Pour prouver ses pertes, le demandeur doit à la fois démontrer la perte elle-même ainsi que la corrélation entre cette dernière et la contrefaçon. Alors qu’aucune de ces deux mesures n’est aisée à réaliser, établir la preuve de la corrélation entre une perte et une contrefaçon est particulièrement complexe. En effet, puisque les tribunaux chinois sont réticents aux principes de la présomption et de la déduction fondées sur les faits, prouver une perte peut s’avérer extrêmement difficile.
Habituellement, pour évaluer les gains d’un contrefacteur le titulaire de droits doit fournir des preuves comme les livres comptables, les contrats de vente, les registres de fabrication, etc. ─ autant d’éléments que le contrefacteur refuse généralement de fournir ou protège jalousement. Sans la possibilité de recours à une procédure de divulgation des documents comme il en existe aux États-Unis, il est très difficile pour un titulaire de droits d’obtenir ce type de preuves. De plus, sans la sanction d’« outrage au tribunal » présente dans les procédures civiles, rien n’empêche un contrefacteur de fournir de fausses preuves ou de ne pas en fournir du tout, et ce, même si la remise de ces preuves est ordonnée par un juge.
Compte tenu des difficultés susmentionnées en ce qui a trait à la preuve, il n’est pas surprenant que les dommages-intérêts préétablis, lesquels sont habituellement perçus comme une solution de dernier recours dans les autres pays, soient devenus la norme. Même si la Chine a augmenté le plafond des dommages-intérêts préétablis dans presque toutes les réformes importantes du droit de la PI ─ la limite supérieure actuelle s’établissant autour de 3 millions RMB (440 000 $ US) selon le type de droits ─ il reste que les montants de dommages-intérêts demeurent encore faibles par rapport aux pratiques américaines et européennes.
Y a-t-il des moyens d’augmenter les montants des dommages-intérêts dans le cadre de litiges de contrefaçon de droits de PI en Chine?
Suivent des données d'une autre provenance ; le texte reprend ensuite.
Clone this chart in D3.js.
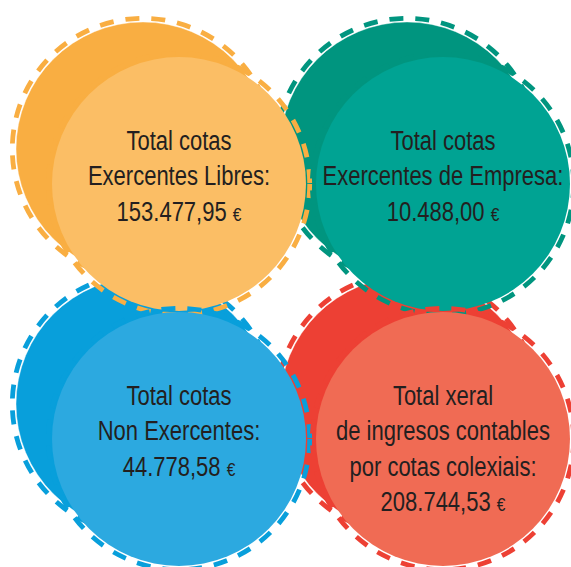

Malgré les obstacles décrits ci-dessus, les titulaires de droits peuvent tout de même trouver des moyens d’augmenter les montants des dommages-intérêts. Même s’il serait agréable de pouvoir prouver les pertes ou les gains, ou même de trouver une référence pour des niveaux de droits de licence reconnus par le tribunal, la majorité des dommages-intérêts sont toujours de type « préétablis ». À ce titre, la plupart des tactiques ci-dessous sont axées sur les manières d’influencer la décision du juge de sorte qu’il octroie des dommages-intérêts plus élevés ─ plus près de la limite supérieure :
- Effectuer des recherches méticuleuses dans les documents publics pour recueillir tous les renseignements qui ont trait à l’envergure de la contrefaçon. Par exemple, de tels renseignements pourraient comprendre la description des activités commerciales du contrefacteur, le niveau de marketing et de promotion, le prix à l’unité, la période de vente, le nombre de magasins, le territoire de vente, et des déclarations écrites détaillant les montants des ventes et les documents marketing, etc. Avec un peu d’effort, il est possible de recueillir une foule de renseignements par l’entremise des canaux publics, ce qui permettra de dresser un meilleur portrait de la gravité de la contrefaçon.
- Récolter de l’information pour démontrer que la contrefaçon est flagrante, comme le fait que le défendeur agit en toute connaissance de cause ou profite de la réputation du titulaire de droits.
- Fournir suffisamment d’information relativement à l’utilisation et à la réputation du titulaire de droits et du produit en question. Ce type de preuve demeure sous le contrôle du titulaire de droits et devrait être assez facile à rassembler pour démontrer les pertes financières potentielles de ce dernier.
- Toujours demander à la cour de procéder à une ordonnance de préservation de la preuve ou à une ordonnance de préservation des actifs, si possible. Si les renseignements comptables sont saisis lors d’une perquisition ordonnée par la cour chez le contrefacteur, cette preuve est admissible et le juge se fera un plaisir de calculer les dommages-intérêts en fonction des renseignements comptables saisis.
- Demander à la cour d’ordonner au défendeur de fournir les livres comptables et les renseignements pertinents relativement au produit contrefait. Si le contrefacteur ne coopère pas, ce qui est courant en Chine, c’est un autre facteur de mauvaise foi et, par conséquent, la cour sera plus portée à augmenter le montant des dommages-intérêts.
- Demander que la cour exige le remboursement en grande partie ou total des honoraires juridiques engagés. Habituellement, les tribunaux chinois n’octroient que le recouvrement de frais symbolique pour les honoraires juridiques. Cependant, cette tendance change; dans le cadre d’un dossier de contrefaçon de brevets en 2016, la Cour de PI de Beijing a octroyé le remboursement complet des honoraires juridiques de 1 million RMB (150 000 $ US).